From John Adams to Thomas Brand Hollis, 18 October 1787
To Thomas Brand Hollis
Grosvenor Square Octr. 18. 17871
Dear Sir
Let me thank you kindly and cordially for your Letter of the fifteenth.
Such is the melancholly Lot of Humanity, that I cannot pretend to promise Immortality to Liberty or to Virtue in any nation or Country of great numbers and large Extent from any Constitution of Government within human Contrivance.— All I can say is that it appears plain to me that every great Nation must have three Branches or but one. and if it has but one, that one must be a Simple Monarchy or in other Words a Despotism. A Government of one assembly or of two assemblies only in any great nation, cannot exist but in a state of civil War that will Soon End in Despotism, of one Man. I am not Solicitous about the Name of the first Magistrate, provided he have the whole Executive Power. call him Podesta, President, Consul or King, as you will.—2 Anything Sir! I am not afraid of the Word.—
You and I hold, that Nations are the Creators, the Masters, the Sovereigns of Kings. That the People have a Right to depose a bad King and set up a good one. to pull down a bad Government and erect a good one. We believe too that the People are capable of this.— how then can We Suppose the People them so ignorant and Superstitious, as to be imposed on and ruined by a Word.— The Danger
does not arise from the King: but from the Folly of the People, in giving up their own Branch.— if the People, were well represented they would always controul the King. and depose him if he would not be otherwise controuled. For Gods sake sir, instead of finding fault with you King find fault with your People and Your Representatives and make them do their duty.— The Trappings and thousands of Useless offices about the King, are no Part of the Royal Office. abolish them all, as Mr Burkes Bill proposed, and the Royal Dignity and office remains the Same.3
Dft (Adams Papers); docketed: “My Letter to T.B. Hollis / begun.”; notation by CFA: “To T. B. Hollis. Draft.”

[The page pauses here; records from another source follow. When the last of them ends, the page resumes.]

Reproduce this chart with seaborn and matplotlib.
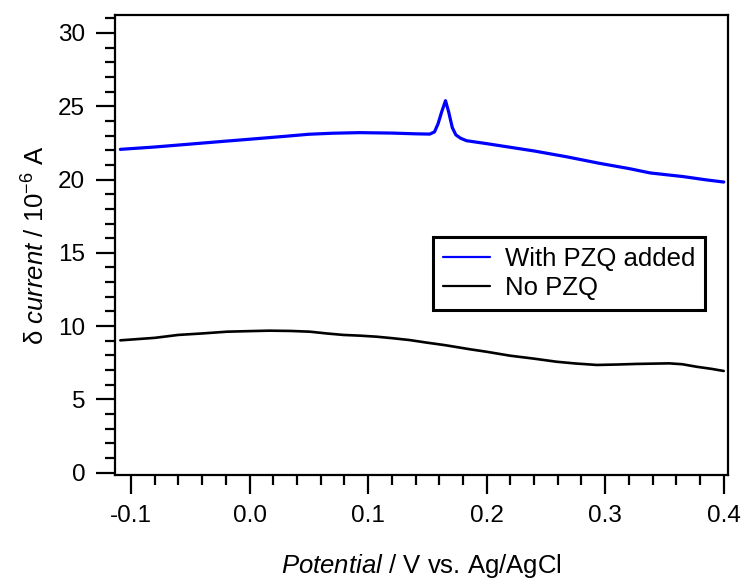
import matplotlib
matplotlib.use("Agg")
import matplotlib.pyplot as plt
import seaborn as sns
import pandas as pd
from matplotlib.ticker import MultipleLocator

# ---- data ----
x_pzq = [-0.109, -0.08, -0.05, -0.02, 0.0, 0.03, 0.05, 0.07, 0.093, 0.12, 0.14,
         0.152, 0.156, 0.159, 0.162, 0.1653, 0.168, 0.171, 0.174, 0.178, 0.183,
         0.2, 0.22, 0.24, 0.267, 0.295, 0.32, 0.338, 0.366, 0.385, 0.4]
y_pzq = [22.06, 22.22, 22.42, 22.62, 22.75, 22.95, 23.09, 23.16, 23.20, 23.17, 23.12,
         23.10, 23.25, 23.8, 24.6, 25.38, 24.6, 23.55, 23.05, 22.82, 22.65,
         22.45, 22.2, 21.95, 21.56, 21.11, 20.75, 20.45, 20.2, 19.98, 19.83]

x_none = [-0.109, -0.08, -0.06, -0.04, -0.019, 0.0, 0.017, 0.035, 0.051, 0.065, 0.079,
          0.093, 0.107, 0.12, 0.135, 0.149, 0.165, 0.186, 0.2, 0.22, 0.24, 0.259,
          0.275, 0.293, 0.31, 0.326, 0.34, 0.354, 0.365, 0.377, 0.39, 0.4]
y_none = [9.03, 9.2, 9.4, 9.5, 9.62, 9.66, 9.69, 9.67, 9.62, 9.5, 9.4,
          9.35, 9.28, 9.18, 9.05, 8.88, 8.7, 8.42, 8.25, 7.98, 7.78, 7.57,
          7.45, 7.35, 7.38, 7.42, 7.44, 7.46, 7.4, 7.23, 7.08, 6.94]

labels = ["With PZQ added", "No PZQ"]
colors = ["#0000ff", "#000000"]

df = pd.concat([
    pd.DataFrame({"x": x_pzq, "y": y_pzq, "series": labels[0]}),
    pd.DataFrame({"x": x_none, "y": y_none, "series": labels[1]}),
], ignore_index=True)

sns.set_theme(style="ticks")
plt.rcParams["font.family"] = ["Liberation Sans", "DejaVu Sans"]
plt.rcParams["mathtext.fontset"] = "custom"
plt.rcParams["mathtext.rm"] = "Liberation Sans"
plt.rcParams["mathtext.it"] = "Liberation Sans:italic"
for k in ["text.color", "axes.labelcolor", "xtick.color", "ytick.color", "axes.edgecolor"]:
    plt.rcParams[k] = "black"

fig = plt.figure(figsize=(7.43, 5.84), dpi=100)
ax = fig.add_axes([115 / 743, 1 - 475 / 584, (728 - 115) / 743, (475 - 14.5) / 584])

sns.lineplot(data=df, x="x", y="y", hue="series", palette=dict(zip(labels, colors)),
             estimator=None, sort=False, ax=ax, linewidth=2)
for line, lw in zip(ax.lines, [2.3, 1.9]):
    line.set_linewidth(lw)

ax.set_xlim(-0.1135, 0.4036)
ax.set_ylim(-0.157, 31.26)
ax.xaxis.set_major_locator(MultipleLocator(0.1))
ax.xaxis.set_minor_locator(MultipleLocator(0.02))
ax.yaxis.set_major_locator(MultipleLocator(5))
ax.yaxis.set_minor_locator(MultipleLocator(1))
ax.xaxis.set_major_formatter(matplotlib.ticker.FuncFormatter(lambda v, p: f"{v:.1f}"))

for s in ax.spines.values():
    s.set_linewidth(1.6)
    s.set_color("black")
    s.set_visible(True)

ax.tick_params(which="major", direction="out", length=13.5, width=1.6, labelsize=17.5,
               pad=8, color="black", labelcolor="black")
ax.tick_params(which="minor", direction="out", length=7, width=1.6, color="black")

ax.set_xlabel(r"$\mathit{Potential}$ / V vs. Ag/AgCl", fontsize=18.5, labelpad=18)
ax.set_ylabel(r"δ $\mathit{current}$ / 10$^{-6}$ A", fontsize=18.5, labelpad=6)

leg = ax.legend(handles=ax.lines[:2], labels=labels, loc="upper left",
                bbox_to_anchor=(0.519, 0.517), borderaxespad=0, fontsize=18.5,
                frameon=True, fancybox=False, framealpha=1, edgecolor="black",
                handlelength=1.85, handletextpad=0.55, labelspacing=0.2,
                borderpad=0.38)
leg.get_frame().set_linewidth(2.2)
for hl in leg.get_lines():
    hl.set_linewidth(1.6)

fig.savefig("out.png", dpi=100)
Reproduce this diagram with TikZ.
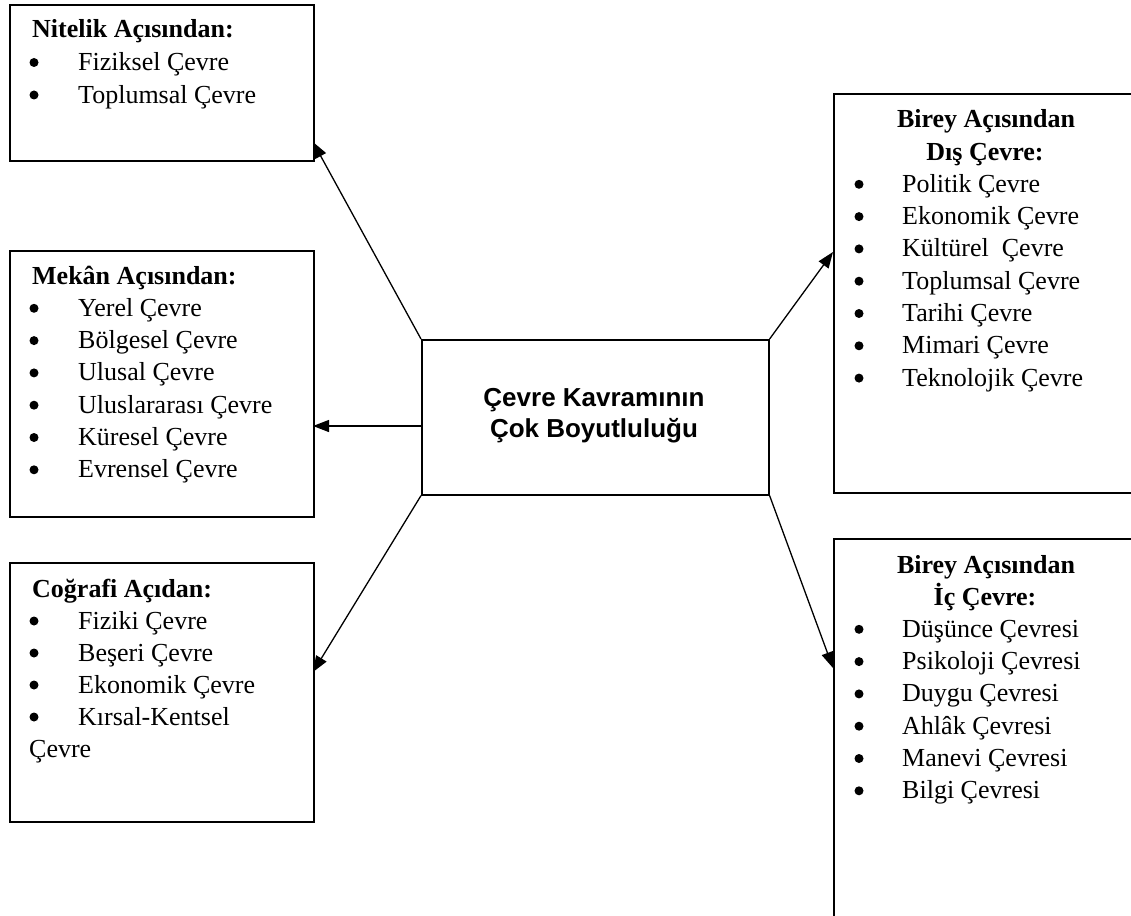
\documentclass[tikz,border=0pt]{standalone}
\usepackage{fontspec}
\setmainfont{Liberation Serif}
\newfontfamily\hubsans{Liberation Sans}
\usetikzlibrary{arrows.meta}
\begin{document}
\begin{tikzpicture}[x=1pt,y=-1pt,
  panel/.style={draw,line width=1.6pt,rectangle,inner sep=0pt,anchor=north west},
  txt/.style={inner sep=0pt,anchor=base west,font=\fontsize{26pt}{32pt}\selectfont},
  head/.style={txt,font=\fontsize{26pt}{32pt}\selectfont\bfseries},
  chead/.style={head,anchor=base},
  dot/.style={circle,fill,inner sep=0pt,minimum size=9pt},
  hubtxt/.style={inner sep=0pt,anchor=base,font=\fontsize{26pt}{32pt}\selectfont\hubsans\bfseries},
  link/.style={line width=1.3pt,-{Triangle[length=16pt,width=12pt]}}]
\useasboundingbox (0,0) rectangle (1131,915);

% boxes
\node[panel,minimum width=304pt,minimum height=156pt] (nit) at (9,4) {};
\node[panel,minimum width=304pt,minimum height=266pt] (mek) at (9,250) {};
\node[panel,minimum width=304pt,minimum height=259pt] (cog) at (9,562) {};
\node[panel,minimum width=347pt,minimum height=155pt] (hub) at (421,339) {};
\node[panel,minimum width=320pt,minimum height=399pt] (dis) at (833,93) {};
\node[panel,minimum width=320pt,minimum height=400pt] (ic) at (833,538) {};

% centre title
\node[hubtxt] (hubA) at (594,406) {Çevre Kavramının};
\node[hubtxt] (hubB) at (594,437) {Çok Boyutluluğu};

% left column lists
\node[head] (nitH) at (32,38) {Nitelik Açısından:};
\foreach \t [count=\i] in {Fiziksel Çevre,Toplumsal Çevre}{
  \node[dot] (nitD\i) at (34,30+32.5*\i) {};
  \node[txt] (nitT\i) at (78,38+32.5*\i) {\t};
}

\node[head] (mekH) at (32,284) {Mekân Açısından:};
\foreach \t [count=\i] in {Yerel Çevre,Bölgesel Çevre,Ulusal Çevre,Uluslararası Çevre,Küresel Çevre,Evrensel Çevre}{
  \node[dot] (mekD\i) at (34,276+32.3*\i) {};
  \node[txt] (mekT\i) at (78,284+32.3*\i) {\t};
}

\node[head] (cogH) at (32,597) {Coğrafi Açıdan:};
\foreach \t [count=\i] in {Fiziki Çevre,Beşeri Çevre,Ekonomik Çevre,Kırsal-Kentsel}{
  \node[dot] (cogD\i) at (34,589+32*\i) {};
  \node[txt] (cogT\i) at (78,597+32*\i) {\t};
}
\node[txt] (cogT5) at (29,757) {Çevre};

% right column lists
\node[chead] (disH1) at (986,128) {Birey Açısından};
\node[chead] (disH2) at (985,160) {Dış Çevre:};
\foreach \t [count=\i] in {Politik Çevre,Ekonomik Çevre,Kültürel\ \ Çevre,Toplumsal Çevre,Tarihi Çevre,Mimari Çevre,Teknolojik Çevre}{
  \node[dot] (disD\i) at (859,152+32.3*\i) {};
  \node[txt] (disT\i) at (902,160+32.3*\i) {\t};
}

\node[chead] (icH1) at (986,573) {Birey Açısından};
\node[chead] (icH2) at (985,605) {İç Çevre:};
\foreach \t [count=\i] in {Düşünce Çevresi,Psikoloji Çevresi,Duygu Çevresi,Ahlâk Çevresi,Manevi Çevresi,Bilgi Çevresi}{
  \node[dot] (icD\i) at (859,597+32.3*\i) {};
  \node[txt] (icT\i) at (902,605+32.3*\i) {\t};
}

% arrow targets on the box edges
\coordinate (nitIn) at (313,142);
\coordinate (mekIn) at (313,426);
\coordinate (cogIn) at (313,672);
\coordinate (disIn) at (833,252);
\coordinate (icIn) at (833,668);

% connectors
\draw[link] (hub.north west) -- (nitIn);
\draw[link] (hub.west |- mekIn) -- (mekIn);
\draw[link] (hub.south west) -- (cogIn);
\draw[link] (hub.north east) -- (disIn);
\draw[link] (hub.south east) -- (icIn);
\end{tikzpicture}
\end{document}
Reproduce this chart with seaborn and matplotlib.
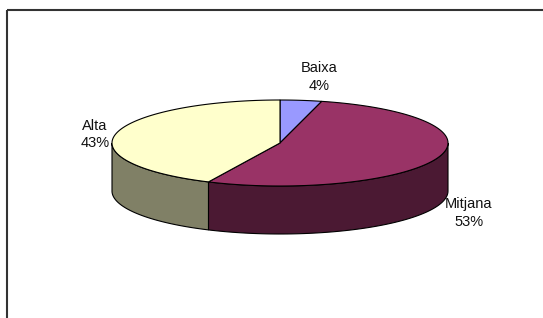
import numpy as np
import matplotlib
matplotlib.use("Agg")
import matplotlib.pyplot as plt
from matplotlib.patches import Polygon
import seaborn as sns

# ---- data ----
categories = ["Baixa", "Mitjana", "Alta"]
values = [4, 53, 43]
top_colors = ["#9999FF", "#993366", "#FFFFCC"]
side_colors = ["#4D4D80", "#4B1933", "#808066"]
label_pos = [(319, 77), (469, 213), (95, 134.5)]

sns.set_theme(style="white")
plt.rcParams["font.family"] = ["Liberation Sans", "DejaVu Sans"]

W, H = 543, 318
fig = plt.figure(figsize=(W / 100, H / 100), dpi=100)
ax = fig.add_axes([0, 0, 1, 1])
ax.set_xlim(0, W)
ax.set_ylim(H, 0)
ax.axis("off")

# geometry
cx, cy, a, b, depth = 280, 143, 168, 43, 48
start = 90.0
total = float(sum(values))
bounds = [start]
for v in values:
    bounds.append(bounds[-1] - 360.0 * v / total)

def pt(th, dy=0.0):
    t = np.deg2rad(th)
    return cx + a * np.cos(t), cy - b * np.sin(t) + dy

# sides (front half only)
for i in range(len(values)):
    t0, t1 = bounds[i], bounds[i + 1]
    for k in (0, -360):
        lo = max(t1, -180 + k)
        hi = min(t0, 0 + k)
        if hi > lo:
            ths = np.linspace(hi, lo, 80)
            top = [pt(t) for t in ths]
            bot = [pt(t, depth) for t in ths[::-1]]
            ax.add_patch(Polygon(top + bot, closed=True, facecolor=side_colors[i],
                                 edgecolor="black", linewidth=0.8, zorder=2))

# tops
for i in range(len(values)):
    t0, t1 = bounds[i], bounds[i + 1]
    ths = np.linspace(t0, t1, 200)
    poly = [(cx, cy)] + [pt(t) for t in ths]
    ax.add_patch(Polygon(poly, closed=True, facecolor=top_colors[i],
                         edgecolor="black", linewidth=0.8, zorder=3))

# labels
for (x, y), c, v in zip(label_pos, categories, values):
    ax.text(x, y, f"{c}\n{v}%", ha="center", va="center", fontsize=10.5,
            color="#111111", linespacing=1.3, zorder=5)

# frame
ax.plot([6.5, W], [9.5, 9.5], color="#333333", linewidth=1.5, solid_capstyle="butt")
ax.plot([6.5, 6.5], [9.5, H], color="#333333", linewidth=1.5, solid_capstyle="butt")

fig.savefig("out.png", dpi=100, facecolor="white")
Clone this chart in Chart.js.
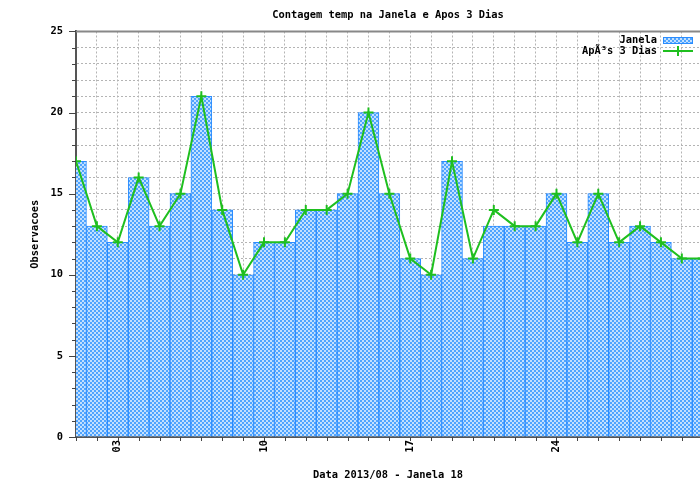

2. The U.S. Constitution’s omission of a formal executive title triggered fierce congressional debate in the spring of 1789, with JA favoring, variously, “His Highness” or “Majesty” (Kathleen Bartoloni-Tuazon, For Fear of an Elective King: George Washington and the Presidential Title Controversy of 1789, Ithaca, N.Y., 2014, p. 25–27). On the question of how the president should be formally addressed by Congress and in official government documents, see JA’s 9 May 1789 letter to William Tudor, and note 1, below.
3. JA referred to the sweeping reforms outlined by Edmund Burke in his Speech of Edmund Burke, Esq., Member of Parliament for the City of Bristol: On Presenting to the House of Commons (on the 11th of February, 1780) a Plan for the Better Security of the Independence of Parliament, London, 1780. Burke suggested the abolition of a substantial number of offices in the royal household and civil administration as a cost-cutting measure meant to end corruption. After fierce debate, a moderate version of Burke’s proposed plan, which consolidated parliamentary oversight of the crown’s expenditures, was passed as the Civil List Act in 1782, after fierce debate (Earl A. Reitan, “The Civil List in Eighteenth-Century British Politics: Parliamentary Supremacy versus the Independence of the Crown,” The Historical Journal, 9:328–337 [1966]).